5 CFR 550.106 - Annual maximum earnings limitation.
(1) For any pay period in which the head of an agency (or designee), or the Office of Personnel Management on its own motion, determines that an emergency exists, the agency must pay an affected employee premium pay under the limitations described in paragraph (c) of this section and § 550.107 instead of under the biweekly limitation described in § 550.105(a). An employee is affected if he or she has been determined by the head of the agency (or designee) to be performing work in connection with the emergency or its aftermath. (See definition of “emergency” in § 550.103.)
(2) The head of an agency (or designee) must make the determination under paragraph (a)(1) of this section as soon as practicable after the work in connection with the emergency or its aftermath begins. Entitlement to premium pay under this annual limitation becomes effective on the first day of the pay period in which such work began.
(1) For any pay period in which the head of an agency (or designee), in his or her sole discretion, determines that an employee is needed to perform work that is critical to the mission of the agency, the agency may pay premium pay under the limitations described in paragraph (c) of this section and § 550.107 instead of under the biweekly limitation described in § 550.105(a).

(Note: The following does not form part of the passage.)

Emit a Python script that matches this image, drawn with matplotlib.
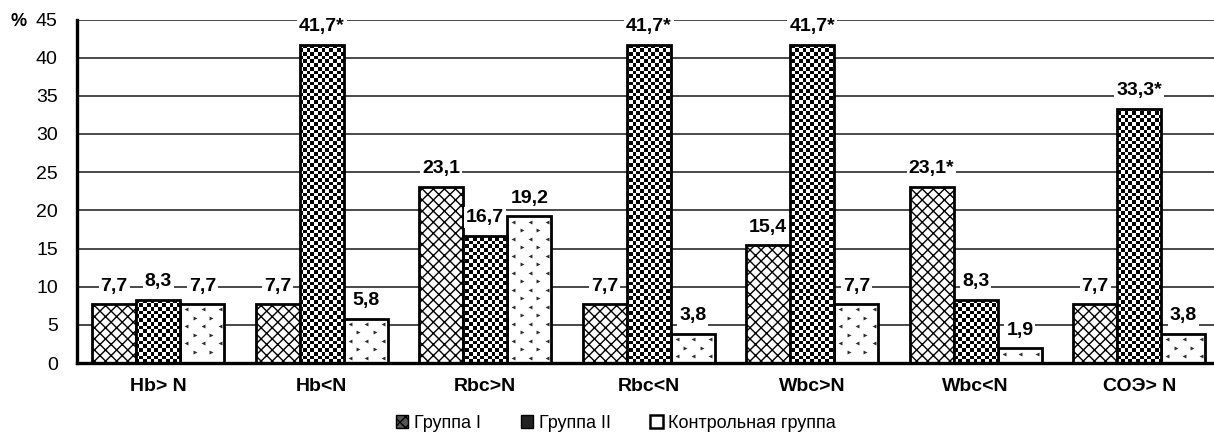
import numpy as np
import matplotlib
matplotlib.use("Agg")
import matplotlib.pyplot as plt
from matplotlib.patches import Patch

plt.rcParams['font.family'] = ['Liberation Sans', 'DejaVu Sans']
plt.rcParams['hatch.linewidth'] = 1.0

categories = ['Hb> N', 'Hb<N', 'Rbc>N', 'Rbc<N', 'Wbc>N', 'Wbc<N', 'СОЭ> N']
group1 = [7.7, 7.7, 23.1, 7.7, 15.4, 23.1, 7.7]
group2 = [8.3, 41.7, 16.7, 41.7, 41.7, 8.3, 33.3]
control = [7.7, 5.8, 19.2, 3.8, 7.7, 1.9, 3.8]
labels1 = ['7,7', '7,7', '23,1', '7,7', '15,4', '23,1*', '7,7']
labels2 = ['8,3', '41,7*', '16,7', '41,7*', '41,7*', '8,3', '33,3*']
labels3 = ['7,7', '5,8', '19,2', '3,8', '7,7', '1,9', '3,8']
series_names = ['Группа I', 'Группа II', 'Контрольная группа']
yticks = [0, 5, 10, 15, 20, 25, 30, 35, 40, 45]

W, H = 1214, 437
fig = plt.figure(figsize=(W / 100, H / 100), dpi=100)
left_px, right_px = 76.5, 76.5 + 7 * 163.5
bottom_px, top_px = 363, 19.5
ax = fig.add_axes([left_px / W, (H - bottom_px) / H,
                   (right_px - left_px) / W, (bottom_px - top_px) / H])

x = np.arange(len(categories))
bw = 0.27
ax.set_xlim(-0.5, 6.5)
ax.set_ylim(0, 45)

# gridlines
ax.set_yticks(yticks)
ax.yaxis.grid(True, color='#2a2a2a', linewidth=1.2)
ax.set_axisbelow(True)

edge_lw = 2.0

# Group I: cross hatch
ax.bar(x - bw, group1, bw, facecolor='white', edgecolor='black',
       hatch='xxx', linewidth=edge_lw, zorder=2)

# Group II: checkerboard fill
bars2 = ax.bar(x, group2, bw, facecolor='white', edgecolor='black',
               linewidth=0, zorder=2)
cell = 3.7
ncols = int(round((right_px - left_px) / cell))
nrows = int(round((bottom_px - top_px) / cell))
checker = (np.add.outer(np.arange(nrows), np.arange(ncols)) % 2).astype(float)
for b in bars2:
    im = ax.imshow(checker, extent=(-0.5, 6.5, 0, 45), aspect='auto',
                   interpolation='nearest', cmap='gray', vmin=0, vmax=1,
                   zorder=2.2)
    im.set_clip_path(b)
ax.bar(x, group2, bw, facecolor='none', edgecolor='black',
       linewidth=edge_lw, zorder=3)

# Control: sparse chevron pattern
bars3 = ax.bar(x + bw, control, bw, facecolor='white', edgecolor='black',
               linewidth=edge_lw, zorder=2)
px_per_x = 163.5
px_per_y = (bottom_px - top_px) / 45
dx = 16.7 / px_per_x
dy = 17.0 / px_per_y
mx = 4.0 / px_per_x
my = 3.5 / px_per_y
for b in bars3:
    x0, x1 = b.get_x(), b.get_x() + b.get_width()
    y1 = b.get_height()
    for marker, ox, oy in (('<', 0.35 * dx, 0.3 * dy), ('>', 0.85 * dx, 0.8 * dy)):
        xs = np.arange(x0 + ox, x1 - mx, dx)
        ys = np.arange(y1 - oy, my, -dy)
        if len(xs) and len(ys):
            gx, gy = np.meshgrid(xs, ys)
            ax.scatter(gx.ravel(), gy.ravel(), marker=marker, s=8,
                       color='#2a2a2a', linewidths=0, zorder=2.3)

# value labels
off = 18 * 72 / 100
for vals, labs, shift in ((group1, labels1, -bw), (group2, labels2, 0), (control, labels3, bw)):
    for xi, v, t in zip(x, vals, labs):
        ax.annotate(t, (xi + shift, v), xytext=(0, off), textcoords='offset points',
                    ha='center', va='center', fontsize=14, fontweight='bold',
                    zorder=5,
                    bbox=dict(boxstyle='square,pad=0.1', fc='white', ec='none'))

# axes styling
for s in ('top', 'right'):
    ax.spines[s].set_visible(False)
ax.spines['left'].set_linewidth(2.4)
ax.spines['bottom'].set_linewidth(2.4)
ax.spines['left'].set_zorder(4)
ax.spines['bottom'].set_zorder(4)
ax.set_xticks(x)
ax.set_xticklabels(categories, fontsize=14, fontweight='bold')
ax.tick_params(axis='x', length=0, pad=11)
ax.tick_params(axis='y', length=0, pad=13.5, labelsize=14)

fig.text(19 / W, 1 - 22 / H, '%', ha='center', va='center',
         fontsize=13, fontweight='bold')

handles = [
    Patch(facecolor='#555555', edgecolor='black', hatch='xxx', linewidth=1.0),
    Patch(facecolor='#222222', edgecolor='black', linewidth=1.0),
    Patch(facecolor='white', edgecolor='black', linewidth=1.8),
]
fig.legend(handles, series_names, loc='center', ncol=3,
           bbox_to_anchor=(616 / W, 1 - 423 / H), frameon=False,
           fontsize=13, handlelength=0.7, handleheight=0.7,
           handletextpad=0.3, columnspacing=2.2)

fig.savefig('out.png', dpi=100)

(c) In any calendar year during which an employee has been determined to be performing emergency or mission-critical work as provided in paragraphs (a) or (b) of this section, the employee may receive premium pay under this subpart (excluding the types of premium pay identified in § 550.107) only to the extent that the payment does not cause the total of his or her basic pay and premium pay for the calendar year to exceed the greater of -
(1) The maximum annual rate of basic pay payable for GS-15 (including any applicable locality-based comparability payment under section 5304 or similar provision of law and any applicable special rate of pay under 5 U.S.C. 5305 or similar provision of law) in effect on the last day of the calendar year; or
(2) The annual rate payable for level V of the Executive Schedule in effect on the last day of the calendar year.
(d) The annual rates under paragraphs (c)(1) and (2) of this section must be computed as follows:
(1) Compute an hourly rate by dividing the published annual rate of basic pay by 2,087 hours and rounding the result to the nearest cent;
(2) Compute a biweekly rate by multiplying the hourly rate from paragraph (d)(1) of this section by 80 hours;
(3) Compute an annual rate of pay by multiplying the biweekly rate from paragraph (d)(2) of this section by the number of pay periods for which a salary payment is issued in the given calendar year under the agency's payroll cycle (i.e., either 26 or 27 pay periods).
(f) Any payment made in the current calendar year that corrects an underpayment of premium pay in a previous calendar year must be treated as being made in the previous calendar year for the purpose of applying the annual cap under this section.
(g) If an agency determines that the emergency or mission-critical work conditions are no longer in effect for an employee, it must resume application of the biweekly limitation. However, any premium pay the employee receives during the remainder of the calendar year is also subject to the annual limitation (as applied to any given pay period as described in paragraph (c) of this section).